We spent approximately $100 – $120 per night accommodations in each city. As a result, we got to see how far our money took us in each city. The Comfort Inn in Tokyo was older but alright. Kyoto’s was like a mini modern day guesthouse full of some neat gadgets. I was particularly impressed with the LED lighting with adjustable temperature function. There was no complimentary breakfast here so we were forced to fend ourselves. It turns out, breakfast in Kyoto is a bit tricky. We eventually found a few solid spots near our hotel but our options were limited if we weren’t feeling coffee shops or western styled breakfast spots in subway stations.

Our time in Kyoto was spent seeking out more traditional Japan. We caught glimpses of two geisha in Gion, spent time with the monkeys in Arashiyama, and visited some picturesque temples. We also tried some kobe beef which was exceptionally rich and tasty. 

Osaka

A short 12 minute Shinkansen ride brought us to our final Japanese city, Osaka. Osaka was a bit of a shocker to me because it broke the mould in cleanliness in Japan. Osaka wasn’t filthy like other like Montreal or Toronto but it reminded me of downtown Ottawa. It was the first time I noticed a lot of trash and cigarette butts on the ground in Japan. A bit of research online suggested that Osaka is more laid back compared to Tokyo and I can see it. Still, that bit of uncleanliness didn’t dampen our food adventures in this great city. We spent more time out at night in Osaka, trying to soak in the lights and glamour of Dotombori. 

Our tatami style Osaka accommodations saw us spend some time sleeping on the floor. It wasn’t terrible but it certainly wasn’t preferable for more than a few days. 

Kansai and Incheon Airports

I don’t enjoy being rushed and as a result, Canadian airports like YVR and YOW irk me a bit with their security processes. Kansai and Incheon Airports on the other hand allow me to take my time to unpack my stuff into bins and still manage to process people at a brisk pace. They’re also friendly and professional without the hint of disdain for their jobs. They’re both also very modern airports with the sensible niceties to go with it — I felt I did more walking in YOW than in the other two considerably larger airports. 

Seoul

A short Peach airline flight later, we made it to Incheon and then eventually Seoul. Incheon was over an hour away from our hotel in Seoul but thankfully there were solid bus shuttle options.
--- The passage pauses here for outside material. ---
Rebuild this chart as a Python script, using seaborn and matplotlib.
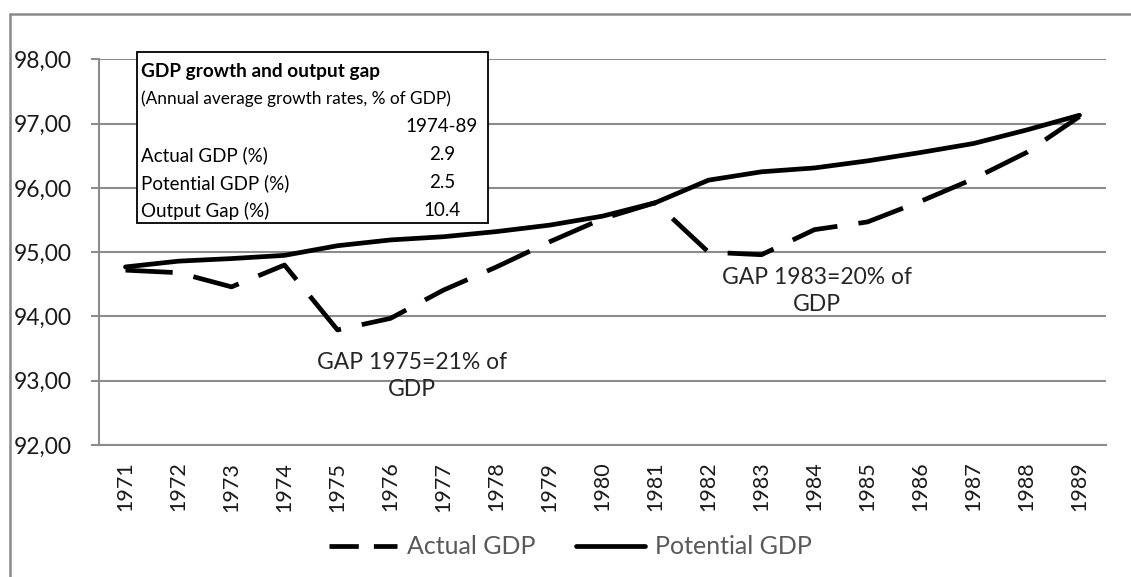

We were dropped off right at the doorstep which was very convenient. Our accommodations in Seoul were also the best of the trip. It wasn’t the newest but it was the most spacious, comfortable, and luxurious. Accommodation wise, our money easily went the furthest here.

Our money also went rather far in the food department as well, portions weren’t small in Japan but we both felt many places heaped it on in Seoul. This was especially true with kimchi and soups. 

Seoul was also the most tricky of the places to navigate in the rain. A combination of questionable surface materials and slightly worn out shoes resulted in perilous treks in the rain. Thankfully it was just one day. 

My fiancee loved the fashion and cosmetic offerings in Seoul. She gorged herself in so much of it without making a huge dent in the wallet. The options and competition available Myeong-dong were staggering. 

Traffic & Bikes

There were a lot of takeaways from my trip to Japan and Seoul. One of the more prominent ones were the relationship between traffic and bikes. Japan was a nation of smaller vehicles with plenty of bike traffic on sidewalks and on the streets. Bikes were maneuvering between pedestrians and cars without issue. People from all walks of life were riding their bikes in Tokyo. Businessmen, mothers with children in child seats, and older folks were all riding. And these bike riders didn’t even wear helmets and we did not witness a single spill or accident. 

Despite the density of people and cars, patience and courtesy seems to have allowed bikes, cars, and people to coexist in relative harmony.

Common Trust

Many folks leave the bikes unlocked. Many store shops leave expensive items out in front with nothing but a camera in sight and sometimes not even that. The level of trust both Japanese and Koreans have of their countrymen and tourists is commendable and refreshing. Razors are being locked here in North American grocery stores while I’m seeing SKII Essence bottles being left out in front unattended.

Clean Chaos

Even at its most chaotic, the traffic jams and throngs of people funnelling through subway stations and busy streets, I felt safe and not at all annoyed by it all. The worst of it was in Seoul where the car horn was used liberally but even then I didn’t witness any outbursts of discontent like I would have in North America.

Will Return

This was my first big trip overseas and it was wonderful. I would love to go back to both nations and soak in more of what they have to offer. My expectations of Japan were set by the Yakuza and Persona games and they were largely accurate. I didn’t know what to expect of Seoul but it largely resembled a mix of North America and Japan. I don’t know when we’ll make it back there but I miss it already — there’s just so much you cannot find here.